SUDBANTHAD: Yes. It's something that I connect to, the simultaneous coexistence of both the ancient and magical and the new and technological. In Bangkok, where one sees sky trains and people on high-speed Internet - and at the same time, you see people making offerings to spirit houses on their land. Or you walk the streets, and see saffron-robe monks waiting for alms-givers to give them food in the morning.

SIMON: I'm haunted, which is not a word I try and use casually - but haunted by - I wrote it down - a signature line in this novel. Quote, "the forgotten return again and again as new names and faces. And, again, this city makes new ghosts." Are the ghosts a sign of life and liveliness?

SUDBANTHAD: In some ways, a ghost is an unseen that's always present in a city that has so much that is tied to ancient history and also modernity. You know, for example, my family - when I go to visit them every year, we would make offerings to spirits who live on the land. Everything is still alive. Everything persists and stays within our own memory and lives and also a greater life of this bustling, colorful metropolis.

SIMON: The story begins to center on a woman named Nee. She meets Siripohng, another young student during the student demonstrations of the 1970s, a frightening time in so many ways. In any event, he sees Nee across a crowded protest meeting. She's come in from the rain. Take us back to that time, if you could.

SUDBANTHAD: Yeah. It's a very interesting time. I mean, I myself wasn't present for that. But when I was about 8 or 9 years old, I was giving my grandmother a massage in October. And she must have brought up the October massacres and how she had pleaded my aunt and uncle not to attend. There were protests. And they complied, which was fortunate for them because of the violence that ensued. And for me, that was something that stayed with me. And it's something that gestated and finally germinated into this thread that I wanted to explore in my novel.

SIMON: Do Nee and Siripohng see hope in one another and then in the times?

SUDBANTHAD: I think they do. I think, like all young Thai people, they want something better for their country.
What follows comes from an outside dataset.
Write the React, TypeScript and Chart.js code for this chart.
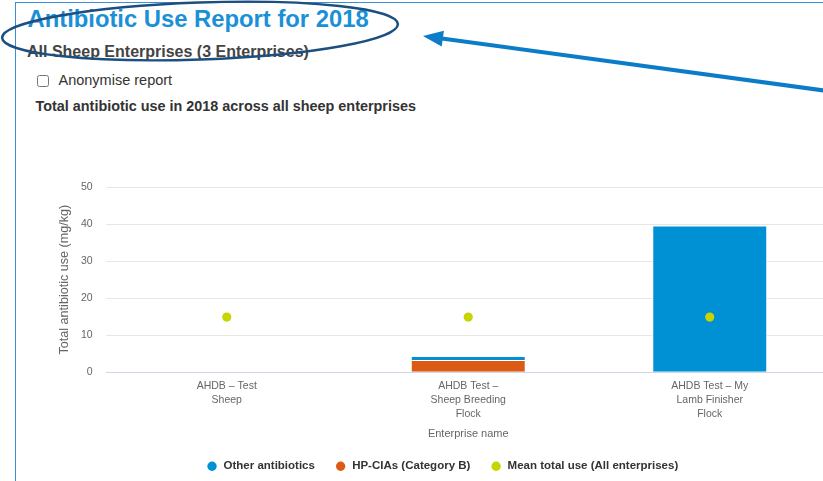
import React, { useEffect, useRef } from "react";
import { Chart, registerables } from "chart.js";

Chart.register(...registerables);

// ---- data ----
const categories: string[][] = [
  ["AHDB – Test", "Sheep"],
  ["AHDB Test –", "Sheep Breeding", "Flock"],
  ["AHDB Test – My", "Lamb Finisher", "Flock"],
];
const otherAntibiotics = [0, 1.1, 39.6];
const hpCias = [0, 3.3, 0];
const meanTotalUse = [14.9, 14.9, 14.9];
const yTickValues = [0, 10, 20, 30, 40, 50];
const seriesNames = ["Other antibiotics", "HP-CIAs (Category B)", "Mean total use (All enterprises)"];
const seriesColors = ["#0090d4", "#dd5a14", "#c8d400"];
const xAxisTitle = "Enterprise name";
const yAxisTitle = "Total antibiotic use (mg/kg)";

const FONT = '"Liberation Sans", Arial, sans-serif';

function ChartCanvas() {
  const ref = useRef<HTMLCanvasElement | null>(null);
  useEffect(() => {
    if (!ref.current) return;
    Chart.defaults.font.family = FONT;
    // dataset index: 0 = HP-CIAs (bottom of stack), 1 = Other, 2 = Mean
    const legendOrder = [1, 0, 2];
    const chart = new Chart(ref.current, {
      type: "bar",
      data: {
        labels: categories,
        datasets: [
          {
            type: "bar",
            label: seriesNames[1],
            data: hpCias,
            backgroundColor: seriesColors[1],
            borderColor: "#ffffff",
            borderWidth: 1,
            stack: "use",
            barPercentage: 0.476,
            categoryPercentage: 1,
            order: 1,
          },
          {
            type: "bar",
            label: seriesNames[0],
            data: otherAntibiotics,
            backgroundColor: seriesColors[0],
            borderColor: "#ffffff",
            borderWidth: 1,
            stack: "use",
            barPercentage: 0.476,
            categoryPercentage: 1,
            order: 1,
          },
          {
            type: "line",
            label: seriesNames[2],
            data: meanTotalUse,
            showLine: false,
            pointRadius: 4.6,
            pointBorderWidth: 0,
            pointBackgroundColor: seriesColors[2],
            backgroundColor: seriesColors[2],
            borderColor: seriesColors[2],
            stack: "mean",
            order: 0,
          } as any,
        ],
      },
      options: {
        animation: false,
        responsive: false,
        devicePixelRatio: 1,
        layout: { padding: { top: 67, left: 36, right: 37.5, bottom: 0 } },
        plugins: {
          tooltip: { enabled: false },
          legend: {
            position: "bottom",
            labels: {
              usePointStyle: true,
              pointStyle: "circle",
              boxWidth: 12,
              boxHeight: 6.6,
              padding: 20,
              color: "#333333",
              font: { family: FONT, size: 11.5, weight: "bold" },
              generateLabels: (c: any) => {
                const items = (Chart.defaults.plugins.legend.labels as any).generateLabels(c);
                return items.map((it: any) => ({
                  ...it,
                  lineWidth: 0,
                  strokeStyle: it.fillStyle,
                  pointStyle: "circle",
                }));
              },
              sort: (a: any, b: any) =>
                legendOrder.indexOf(a.datasetIndex) - legendOrder.indexOf(b.datasetIndex),
            },
          },
        },
        scales: {
          x: {
            stacked: true,
            grid: { display: false, drawTicks: false, tickLength: 0 },
            border: { color: "#ccd6eb", width: 1 },
            ticks: {
              color: "#666666",
              font: { family: FONT, size: 10.5, lineHeight: 1.29 },
              padding: 7.5,
              maxRotation: 0,
              autoSkip: false,
            },
            title: {
              display: true,
              text: xAxisTitle,
              color: "#666666",
              font: { family: FONT, size: 11, lineHeight: 1.2 },
              padding: { top: 0, bottom: 0.3 },
            },
            afterFit: (s: any) => {
              s.height = 68.25;
            },
          },
          y: {
            stacked: true,
            min: 0,
            max: 50,
            afterBuildTicks: (s: any) => {
              s.ticks = yTickValues.map((v) => ({ value: v }));
            },
            grid: {
              color: (ctx: any) => (ctx.tick && ctx.tick.value === 0 ? "#ccd6eb" : "#e6e6e6"),
              drawTicks: false,
            },
            border: { display: false },
            ticks: {
              color: "#666666",
              font: { family: FONT, size: 10.5 },
              padding: 13.3,
            },
            title: {
              display: true,
              text: yAxisTitle,
              color: "#666666",
              font: { family: FONT, size: 12.6, lineHeight: 1.2 },
              padding: { top: 3, bottom: 0 },
            },
            afterFit: (s: any) => {
              s.width = 52;
            },
          },
        },
      } as any,
    });
    return () => chart.destroy();
  }, []);
  return <canvas ref={ref} width={850} height={362} style={{ display: "block" }} />;
}

export default function App() {
  const text = (
    top: number,
    left: number,
    size: number,
    weight: string,
    color: string
  ): React.CSSProperties => ({
    position: "absolute",
    top,
    left,
    fontFamily: FONT,
    fontSize: size,
    lineHeight: `${size}px`,
    fontWeight: weight as any,
    color,
    whiteSpace: "nowrap",
    margin: 0,
  });
  return (
    <div
      style={{
        position: "fixed",
        left: 0,
        top: 0,
        width: 823,
        height: 481,
        overflow: "hidden",
        background: "#ffffff",
      }}
    >
      {/* page frame */}
      <div
        style={{
          position: "absolute",
          left: 15,
          top: 2,
          width: 900,
          height: 600,
          borderLeft: "1px solid #3b8fd9",
          borderTop: "1px solid #3b8fd9",
        }}
      />
      <div style={text(7.2, 27.5, 23.8, "bold", "#1a90d6")}>Antibiotic Use Report for 2018</div>
      <div style={text(43.5, 27, 16, "bold", "#444444")}>All Sheep Enterprises (3 Enterprises)</div>
      <input
        type="checkbox"
        style={{ position: "absolute", left: 36.5, top: 74.5, width: 12, height: 12, margin: 0 }}
      />
      <div style={text(72.7, 58.5, 14.5, "normal", "#333333")}>Anonymise report</div>
      <div style={text(98.8, 35.5, 14.4, "bold", "#333333")}>
        Total antibiotic use in 2018 across all sheep enterprises
      </div>
      <div style={{ position: "absolute", left: 18, top: 120, width: 850, height: 362 }}>
        <ChartCanvas />
      </div>
      {/* annotation overlay */}
      <svg
        width={823}
        height={481}
        style={{ position: "absolute", left: 0, top: 0, pointerEvents: "none" }}
      >
        <ellipse
          cx={200}
          cy={31}
          rx={198}
          ry={28.5}
          fill="none"
          stroke="#1c4e80"
          strokeWidth={2.5}
          transform="rotate(-2 200 31)"
        />
        <line x1={440} y1={38.3} x2={835} y2={92} stroke="#0c7cc9" strokeWidth={4} />
        <polygon points="423,35.9 441.7,46.5 443.9,30.7" fill="#0c7cc9" />
      </svg>
    </div>
  );
}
And Thailand is a place of mass inequality where you see high-rises sprouting next to slum communities. You see luxury cars riding past scooters with a family of four all on it. So it's something that you can't help but write about.
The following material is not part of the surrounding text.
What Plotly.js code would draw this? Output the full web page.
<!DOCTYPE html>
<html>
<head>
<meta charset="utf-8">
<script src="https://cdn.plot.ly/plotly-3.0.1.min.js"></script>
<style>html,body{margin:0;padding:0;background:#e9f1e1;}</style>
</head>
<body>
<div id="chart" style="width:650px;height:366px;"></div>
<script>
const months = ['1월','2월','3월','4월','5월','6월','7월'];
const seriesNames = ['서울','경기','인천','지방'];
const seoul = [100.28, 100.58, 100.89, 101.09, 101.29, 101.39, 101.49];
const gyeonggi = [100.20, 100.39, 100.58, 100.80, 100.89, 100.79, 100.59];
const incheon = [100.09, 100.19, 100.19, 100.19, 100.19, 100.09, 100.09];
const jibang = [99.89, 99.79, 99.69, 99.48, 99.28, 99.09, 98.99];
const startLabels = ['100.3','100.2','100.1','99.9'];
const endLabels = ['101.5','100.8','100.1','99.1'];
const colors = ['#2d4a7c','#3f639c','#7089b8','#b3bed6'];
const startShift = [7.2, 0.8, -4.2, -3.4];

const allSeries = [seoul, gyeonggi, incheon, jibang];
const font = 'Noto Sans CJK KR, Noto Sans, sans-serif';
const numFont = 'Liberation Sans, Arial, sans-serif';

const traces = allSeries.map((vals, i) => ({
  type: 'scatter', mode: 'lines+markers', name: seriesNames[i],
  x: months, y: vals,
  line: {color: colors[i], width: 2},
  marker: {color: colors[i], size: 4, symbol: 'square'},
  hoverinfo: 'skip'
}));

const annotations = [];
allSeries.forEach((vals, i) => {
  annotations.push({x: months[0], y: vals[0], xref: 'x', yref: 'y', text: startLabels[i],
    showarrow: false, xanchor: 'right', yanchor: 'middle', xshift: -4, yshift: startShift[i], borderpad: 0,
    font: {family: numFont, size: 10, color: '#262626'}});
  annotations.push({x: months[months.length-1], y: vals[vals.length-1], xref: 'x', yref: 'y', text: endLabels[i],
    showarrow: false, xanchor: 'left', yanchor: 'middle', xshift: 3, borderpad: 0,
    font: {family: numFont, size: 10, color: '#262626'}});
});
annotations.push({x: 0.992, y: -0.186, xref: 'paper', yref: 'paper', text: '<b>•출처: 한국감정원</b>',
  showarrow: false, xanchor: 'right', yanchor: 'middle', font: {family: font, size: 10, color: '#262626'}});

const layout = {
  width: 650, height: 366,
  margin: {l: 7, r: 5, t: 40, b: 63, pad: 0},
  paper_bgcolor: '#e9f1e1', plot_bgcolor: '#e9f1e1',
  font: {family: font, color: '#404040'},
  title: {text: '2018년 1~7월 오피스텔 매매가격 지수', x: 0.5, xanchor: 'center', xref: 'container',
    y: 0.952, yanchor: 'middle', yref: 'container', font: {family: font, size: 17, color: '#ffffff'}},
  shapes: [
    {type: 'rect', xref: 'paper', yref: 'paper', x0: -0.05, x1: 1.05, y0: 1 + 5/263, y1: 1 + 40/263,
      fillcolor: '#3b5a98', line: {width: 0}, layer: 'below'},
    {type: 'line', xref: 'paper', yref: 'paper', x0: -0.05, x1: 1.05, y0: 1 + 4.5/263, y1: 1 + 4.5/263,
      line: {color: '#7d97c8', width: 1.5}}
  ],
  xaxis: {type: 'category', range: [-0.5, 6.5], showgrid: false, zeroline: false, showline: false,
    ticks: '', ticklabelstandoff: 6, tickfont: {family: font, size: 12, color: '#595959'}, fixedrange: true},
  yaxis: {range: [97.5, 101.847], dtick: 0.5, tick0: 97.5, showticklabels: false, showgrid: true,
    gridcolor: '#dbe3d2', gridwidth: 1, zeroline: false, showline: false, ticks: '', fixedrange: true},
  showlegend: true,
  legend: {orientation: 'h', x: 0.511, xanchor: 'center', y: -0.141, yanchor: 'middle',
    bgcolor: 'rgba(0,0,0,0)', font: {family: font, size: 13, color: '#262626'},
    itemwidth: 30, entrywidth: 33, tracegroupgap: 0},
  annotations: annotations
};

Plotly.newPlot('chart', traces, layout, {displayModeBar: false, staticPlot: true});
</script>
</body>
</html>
SIMON: There are an awful lot of lingering descriptions of food in this book, aren't there?

SUDBANTHAD: There are. You really cannot write about Bangkok or Thailand without writing about food. It's elemental to being Thai, I feel.

SIMON: And what do you draw from that when you try and write a novel that reveals some of the intricacy and delight and majesty of Thailand to people?

SUDBANTHAD: You know, I didn't have any preset plan to reveal anything. I was just basically following threads based on things I see when I visit Bangkok every year and go see my family. And I always think about me arriving at the airport. And on the car ride to home, I would just be confronted again by the city and the 24-hour traffic jams and the food stalls that's open at night And the smell of smoke. And there's a certain kind of alienation that I feel as a native who's returning. But then I get home, and my mother has a bowl of rice soup with fish and garlic waiting for me. And then I feel like I'm back. And this is sort of the duality that I negotiate here in New York and there in Bangkok.

SIMON: Another image that really struck me toward the end of the book - Nee takes fish before the fishmonger can - let me put this nicely - make them ready for sale. And she releases the fish into the river and wonder if they might lead her to someone. Maybe it's just Valentine's week. But that's the most achingly romantic thing I've read in a long while.

SUDBANTHAD: Yeah. It's the things we do to try to reach the people and places who are gone in a way. And I think this novel is about people who are uprooted from places, from themselves and from their history and their rituals that we perform so that, for a moment, we can become closer to those things.

SIMON: Pitchaya Sudbanthad - his novel "Bangkok Wakes To Rain" - thank you so much for being with us.

SUDBANTHAD: It's my pleasure to be here.